Me outside of the Longyearbyen airport. |
I boarded a
plane earlier this morning from Oslo
and landed in Longyearbyen, Svalbard . Before boarding our ship, we spent a few
hours touring Longyearbyen; we stopped at a local museum which was interesting,
though I spent more time talking to our tour-guide -- a Norwegian woman from
the mainland who had moved to Svalbard three years ago in order to get closer
to nature -- than I did looking at exhibits, which were largely in
Norwegian. We went to a local art
gallery where a local painter had worked in semi-impressionistic landscapes of
snow and mountains, perpetual light and perpetual darkness. We toured the town which still looked like an
old company mining town, its homogenous apartments painted in earth tones
dictated by the local government.
The entire town of Longyearbyen -- population 2000. |
The custom
in Longyearbyen is to never come inside any building with your shoes on. Wherever we went we needed to wear socks or
special inside shoes or fabric covers over our boots.
After our
tour we boarded the ship. I'm sharing a
room with two other teachers -- Doug and Dave.

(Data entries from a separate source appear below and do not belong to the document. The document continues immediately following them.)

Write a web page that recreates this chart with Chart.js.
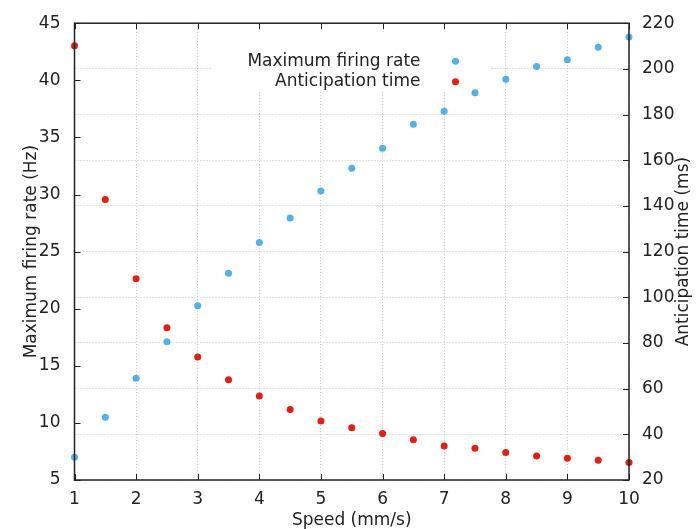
<!DOCTYPE html>
<html>
<head>
<meta charset="utf-8">
<script src="https://cdn.jsdelivr.net/npm/chart.js@4.4.1/dist/chart.umd.min.js"></script>
<style>
  html, body { margin: 0; padding: 0; background: #fff; }
</style>
</head>
<body>
<canvas id="chart" width="696" height="529"></canvas>
<script>
// data
const speeds = [1, 1.5, 2, 2.5, 3, 3.5, 4, 4.5, 5, 5.5, 6, 6.5, 7, 7.5, 8, 8.5, 9, 9.5, 10];
const firingRate = [7.0, 10.5, 13.9, 17.1, 20.25, 23.1, 25.8, 27.95, 30.3, 32.3, 34.05, 36.15, 37.3, 38.9, 40.1, 41.2, 41.8, 42.9, 43.8];
const anticipation = [210.1, 142.8, 108.1, 86.7, 73.8, 63.9, 56.8, 50.9, 45.8, 42.9, 40.4, 37.6, 34.9, 33.9, 32.0, 30.5, 29.5, 28.6, 27.7];
const seriesNames = ["Maximum firing rate", "Anticipation time"];

const BLUE = "#52b2e8";
const RED = "#e41f12";
const FONT = "DejaVu Sans";

/***********************
 * legend, frame, inward ticks, right title
 ***********************/
const decor = {
  id: "decor",
  beforeDatasetsDraw(chart) {
    const { ctx, chartArea } = chart;
    // white legend box hides the grid behind it
    ctx.save();
    ctx.fillStyle = "#fff";
    ctx.fillRect(chartArea.left + 138, chartArea.top, 278, 68);
    ctx.restore();
  },
  afterDatasetsDraw(chart) {
    const { ctx, chartArea, scales } = chart;
    const { left, right, top, bottom } = chartArea;
    ctx.save();

    // legend
    ctx.font = "17px " + FONT;
    ctx.textAlign = "right";
    ctx.textBaseline = "middle";
    const colors = [BLUE, RED];
    seriesNames.forEach((name, i) => {
      const y = top + 38 + i * 20.5;
      ctx.fillStyle = "#222";
      ctx.fillText(name, left + 346, y);
      ctx.fillStyle = colors[i];
      ctx.beginPath();
      ctx.arc(left + 381, y, 3.5, 0, Math.PI * 2);
      ctx.fill();
    });

    // frame
    ctx.strokeStyle = "#222";
    ctx.lineWidth = 1.5;
    ctx.strokeRect(left, top, right - left, bottom - top);

    // inward ticks
    ctx.lineWidth = 1;
    ctx.beginPath();
    scales.x.ticks.forEach(t => {
      const px = Math.round(scales.x.getPixelForValue(t.value)) + 0.5;
      ctx.moveTo(px, bottom); ctx.lineTo(px, bottom - 6);
      ctx.moveTo(px, top); ctx.lineTo(px, top + 6);
    });
    scales.y.ticks.forEach(t => {
      const py = Math.round(scales.y.getPixelForValue(t.value)) + 0.5;
      ctx.moveTo(left, py); ctx.lineTo(left + 6, py);
    });
    scales.y2.ticks.forEach(t => {
      const py = Math.round(scales.y2.getPixelForValue(t.value)) + 0.5;
      ctx.moveTo(right, py); ctx.lineTo(right - 6, py);
    });
    ctx.stroke();

    // right axis title, reading bottom to top
    ctx.translate(684, (top + bottom) / 2);
    ctx.rotate(-Math.PI / 2);
    ctx.font = "17px " + FONT;
    ctx.fillStyle = "#222";
    ctx.textAlign = "center";
    ctx.textBaseline = "middle";
    ctx.fillText("Anticipation time (ms)", 0, 0);
    ctx.restore();
  }
};

new Chart(document.getElementById("chart"), {
  type: "scatter",
  data: {
    datasets: [
      {
        label: seriesNames[0],
        data: speeds.map((s, i) => ({ x: s, y: firingRate[i] })),
        yAxisID: "y",
        backgroundColor: BLUE,
        borderWidth: 0,
        pointRadius: 3.5,
        clip: false
      },
      {
        label: seriesNames[1],
        data: speeds.map((s, i) => ({ x: s, y: anticipation[i] })),
        yAxisID: "y2",
        backgroundColor: RED,
        borderWidth: 0,
        pointRadius: 3.5,
        clip: false
      }
    ]
  },
  options: {
    responsive: false,
    animation: false,
    layout: { padding: { top: 23, left: 0, right: 0, bottom: 0 } },
    plugins: {
      legend: { display: false },
      tooltip: { enabled: false }
    },
    scales: {
      x: {
        type: "linear",
        min: 1, max: 10,
        afterFit: s => { s.height = 49; },
        ticks: { stepSize: 1, padding: 9, color: "#222", font: { family: FONT, size: 17 } },
        grid: { color: "#c4c4c4", lineWidth: 1, drawTicks: false },
        border: { display: false, dash: [1, 2] },
        title: { display: true, text: "Speed (mm/s)", color: "#222", font: { family: FONT, size: 17 }, padding: { top: 0, bottom: -2 } }
      },
      y: {
        position: "left",
        min: 5, max: 45,
        afterFit: s => { s.width = 74.5; },
        ticks: { stepSize: 5, padding: 6, color: "#222", font: { family: FONT, size: 17 } },
        grid: { display: false },
        border: { display: false },
        title: { display: true, text: "Maximum firing rate (Hz)", color: "#222", font: { family: FONT, size: 17 }, padding: { top: 21, bottom: 0 } }
      },
      y2: {
        position: "right",
        min: 20, max: 220,
        afterFit: s => { s.width = 67; },
        ticks: { stepSize: 20, padding: 13, color: "#222", font: { family: FONT, size: 17 } },
        grid: { color: "#c4c4c4", lineWidth: 1, drawTicks: false },
        border: { display: false, dash: [1, 2] }
      }
    }
  },
  plugins: [decor]
});
</script>
</body>
</html>
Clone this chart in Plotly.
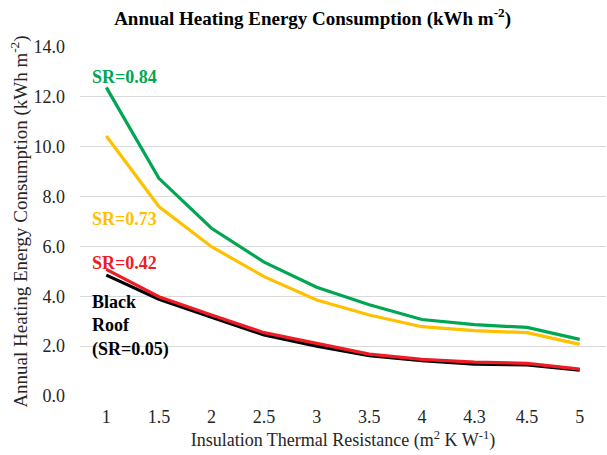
import plotly.graph_objects as go

# Insulation thermal resistance levels (m2 K W-1)
r_values = ["1", "1.5", "2", "2.5", "3", "3.5", "4", "4.3", "4.5", "5"]

# Annual heating energy consumption (kWh m-2) per roof solar reflectance
black_roof = [4.85, 3.88, 3.16, 2.45, 2.00, 1.62, 1.42, 1.28, 1.25, 1.04]
sr_042 = [5.08, 3.98, 3.25, 2.54, 2.11, 1.68, 1.47, 1.36, 1.31, 1.08]
sr_073 = [10.43, 7.60, 5.99, 4.79, 3.85, 3.25, 2.78, 2.62, 2.54, 2.07]
sr_084 = [12.38, 8.73, 6.73, 5.37, 4.36, 3.66, 3.07, 2.86, 2.75, 2.27]

y_ticks = [0, 2, 4, 6, 8, 10, 12, 14]

GREEN = "#00A651"
YELLOW = "#FFC000"
RED = "#EE1C25"
BLACK = "#000000"
FONT = "Liberation Serif"
TEXT = "#262626"

series = [
    ("Black Roof (SR=0.05)", black_roof, BLACK),
    ("SR=0.42", sr_042, RED),
    ("SR=0.73", sr_073, YELLOW),
    ("SR=0.84", sr_084, GREEN),
]

fig = go.Figure()
for name, vals, color in series:
    fig.add_trace(go.Scatter(
        x=r_values, y=vals, mode="lines", name=name,
        line=dict(color=color, width=3.2),
    ))

# Series labels placed beside the curves
labels = [
    ("<b>SR=0.84</b>", GREEN, 12.8),
    ("<b>SR=0.73</b>", YELLOW, 7.1),
    ("<b>SR=0.42</b>", RED, 5.35),
    ("<b>Black<br>Roof<br>(SR=0.05)</b>", BLACK, 2.8),
]
for text, color, y in labels:
    fig.add_annotation(
        x=-0.31, y=y, xref="x", yref="y", text=text, showarrow=False,
        xanchor="left", yanchor="middle", align="left",
        font=dict(family=FONT, size=18, color=color),
    )

fig.update_layout(
    width=607, height=455,
    margin=dict(l=80, r=1, t=47, b=59),
    paper_bgcolor="white", plot_bgcolor="white",
    showlegend=False,
    font=dict(family=FONT, size=18, color=TEXT),
    title=dict(
        text="<b>Annual Heating Energy Consumption (kWh m<sup>-2</sup>)</b>",
        x=0.515, xanchor="center", y=0.96, yanchor="middle",
        font=dict(family=FONT, size=19, color="black"),
    ),
    xaxis=dict(
        type="category", range=[-0.5, 9.5],
        showgrid=False, showline=False, zeroline=False, ticks="",
        ticklabelstandoff=8,
        tickfont=dict(family=FONT, size=18, color=TEXT),
        title=dict(text="Insulation Thermal Resistance (m<sup>2</sup> K W<sup>-1</sup>)",
                   font=dict(family=FONT, size=18, color=TEXT), standoff=7),
    ),
    yaxis=dict(
        range=[0, 14], tickvals=y_ticks, tickformat=".1f",
        showgrid=True, gridcolor="#D9D9D9", gridwidth=1.2,
        zeroline=False, showline=False, ticks="",
        ticklabelstandoff=14,
        tickfont=dict(family=FONT, size=18, color=TEXT),
        title=dict(text="Annual Heating Energy Consumption (kWh m<sup>-2</sup>)",
                   font=dict(family=FONT, size=19, color=TEXT), standoff=0),
    ),
)

fig.write_html("out.html")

Our cabins, B209 and B211, are connected and in the belly of the
ship. The rooms are small but they'll be
comfortable.My ship, the National Geographic Explorer. |
The view leaving the fjord, heading out to sea, was amazing. Rugged black mountains, jagged, defiant, covered in snow.
As I'm writing this, we've moved out more, closer to the ocean. Mountains are to the port side but quite a ways off; flat dark ocean to the other side. Perhaps a dozen seagulls are playing with the ocean, taunting it, their pure black shadows reaching up to kiss their white/gray bodies. They fly faster than our ship -- effortlessly -- their wings sometimes a fraction of an inch from touching the surface.